For most people, a pet becomes a member of the family. Many people ask us if their pet should be considered during a person’s overall estate planning process. It is critically important that you ensure that your pet is fully protected throughout the remainder of its life. Of course, it must be noted that the law does not consider a pet a member of the family; the law considers a pet a form of property. Fortunately, there are still estate planning tools available that can help you leave assets specifically for the protection of your pet.

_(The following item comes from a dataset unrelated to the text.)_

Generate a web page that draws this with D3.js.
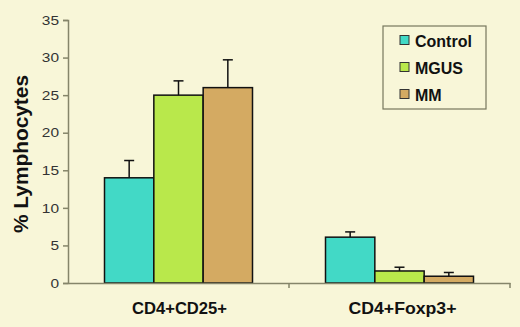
<!DOCTYPE html>
<html><head><meta charset="utf-8">
<script src="https://cdn.jsdelivr.net/npm/d3@7/dist/d3.min.js"></script>
<style>
html,body{margin:0;padding:0;background:#f8f6d8;}
svg{display:block;font-family:"Liberation Sans",Arial,sans-serif;}
</style></head>
<body>
<svg id="chart" width="520" height="327"></svg>
<script>
const categories = ["CD4+CD25+", "CD4+Foxp3+"];
const seriesNames = ["Control", "MGUS", "MM"];
const controlValues = [14.0, 6.1];
const controlErrors = [2.3, 0.7];
const mgusValues = [25.0, 1.6];
const mgusErrors = [1.9, 0.5];
const mmValues = [26.0, 0.9];
const mmErrors = [3.7, 0.5];
const yTicks = [0, 5, 10, 15, 20, 25, 30, 35];
const colors = ["#42d9c6", "#b9e84b", "#d4aa62"];

const series = [
  {name: seriesNames[0], values: controlValues, errors: controlErrors},
  {name: seriesNames[1], values: mgusValues, errors: mgusErrors},
  {name: seriesNames[2], values: mmValues, errors: mmErrors}
];

const svg = d3.select("#chart");
const mLeft = 68, mRight = 510, mTop = 20, mBottom = 283;

const x = d3.scaleBand().domain(categories).range([mLeft, mRight]).paddingInner(0).paddingOuter(0);
const y = d3.scaleLinear().domain([0, 35]).range([mBottom, mTop]);
const groupInner = 148;
const xs = d3.scaleBand().domain(seriesNames).range([0, groupInner]).padding(0);

// y axis
const yAxis = svg.append("g").attr("transform", `translate(${mLeft},0)`)
  .call(d3.axisLeft(y).tickValues(yTicks).tickSize(5).tickPadding(4));
yAxis.select(".domain").attr("stroke", "#85856a").attr("stroke-width", 1.5);
yAxis.selectAll(".tick line").attr("stroke", "#85856a").attr("stroke-width", 1.5);
yAxis.selectAll(".tick text").attr("fill", "#333").attr("font-size", 13).attr("font-family", "Liberation Sans, Arial")
  .attr("textLength", d => String(d).length * 8.6).attr("lengthAdjust", "spacingAndGlyphs");

// bars
series.forEach((s, si) => {
  categories.forEach((c, ci) => {
    const gx = x(c) + (x.bandwidth() - groupInner) / 2 + xs(s.name);
    const cx = gx + xs.bandwidth() / 2;
    const top = y(s.values[ci] + s.errors[ci]);
    svg.append("line").attr("x1", cx).attr("x2", cx)
      .attr("y1", y(s.values[ci])).attr("y2", top)
      .attr("stroke", "#111").attr("stroke-width", 1.5);
    svg.append("line").attr("x1", cx - 5).attr("x2", cx + 5)
      .attr("y1", top).attr("y2", top)
      .attr("stroke", "#111").attr("stroke-width", 1.5);
    svg.append("rect").attr("x", gx).attr("width", xs.bandwidth())
      .attr("y", y(s.values[ci])).attr("height", y(0) - y(s.values[ci]))
      .attr("fill", colors[si]).attr("stroke", "#111").attr("stroke-width", 1.5);
  });
});

// x axis
const xAxis = svg.append("g").attr("transform", `translate(0,${mBottom})`)
  .call(d3.axisBottom(x).tickSize(0).tickFormat(""));
xAxis.select(".domain").attr("stroke", "#85856a").attr("stroke-width", 1.5);
[x(categories[1]), mRight].forEach(px => {
  svg.append("line").attr("x1", px).attr("x2", px)
    .attr("y1", mBottom).attr("y2", mBottom + 5).attr("stroke", "#85856a").attr("stroke-width", 1.5);
});

// category labels
svg.append("g").selectAll("text").data(categories).join("text")
  .attr("x", (d, i) => x(d) + x.bandwidth() / 2 + (i ? 3 : 1))
  .attr("y", 314)
  .attr("text-anchor", "middle")
  .attr("font-weight", "bold").attr("font-size", 16.5).attr("fill", "#111")
  .attr("textLength", (d, i) => i ? 108 : 95).attr("lengthAdjust", "spacingAndGlyphs")
  .text(d => d);

// y label
svg.append("text")
  .attr("transform", "translate(28,154) rotate(-90)")
  .attr("text-anchor", "middle")
  .attr("font-weight", "bold").attr("font-size", 21).attr("fill", "#111")
  .attr("textLength", 158).attr("lengthAdjust", "spacingAndGlyphs")
  .text("% Lymphocytes");

// legend
const lg = svg.append("g");
lg.append("rect").attr("x", 383).attr("y", 26).attr("width", 103).attr("height", 83)
  .attr("fill", "#f8f6d8").attr("stroke", "#77775e").attr("stroke-width", 1.2);
seriesNames.forEach((n, i) => {
  const cy = 40 + i * 27;
  lg.append("rect").attr("x", 400).attr("y", cy - 4.5).attr("width", 9).attr("height", 9)
    .attr("fill", colors[i]).attr("stroke", "#333").attr("stroke-width", 1);
  lg.append("text").attr("x", 415).attr("y", cy + 6.5)
    .attr("font-weight", "bold").attr("font-size", 16).attr("fill", "#111").text(n);
});
</script>
</body></html>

What You Need to Know About Pets and Your Will
You should not make your pet a beneficiary in your will. Obviously, since your pet cannot actually take possession of any assets, those assets will simply be passed on to another beneficiary. Still, in some cases, you can use your will to provide protection for your pet. For example, if you have full faith and confidence that your sister would be willing and able to care for your pet, you can leave the possession of your pet to her through your will. Additionally, you can also leave her funds to care for the pet. However, if you transfer those funds through your will, you will not retain much control over how the funds are spent. The good news is that you have another estate planning options available. You can establish a pet trust for your animal.
Setting Up a Pet Trust
Many jurisdictions have statutes that allow people to set up a pet trust. For example, you can set up a pet trust in Virginia and in the District of Columbia. A pet trust offers some major advantages over simply handing your pet and some money over to another party through your will. First and foremost, a pet trust goes into effect immediately after you become incapacitated. This is important because sometimes it can take awhile for a will to be executed. Since a pet trust goes into effect right away, your pet would be protected in the event that a protracted legal dispute arises. Additionally, a pet trust allows you to leave money for the care of a pet while also retaining control over those funds. More specifically, you will be able to control how those funds are distributed and used. Finally, a pet trust will last for the remainder of your pet’s life. If there is any money left over at the end, you can choose what will happen to it.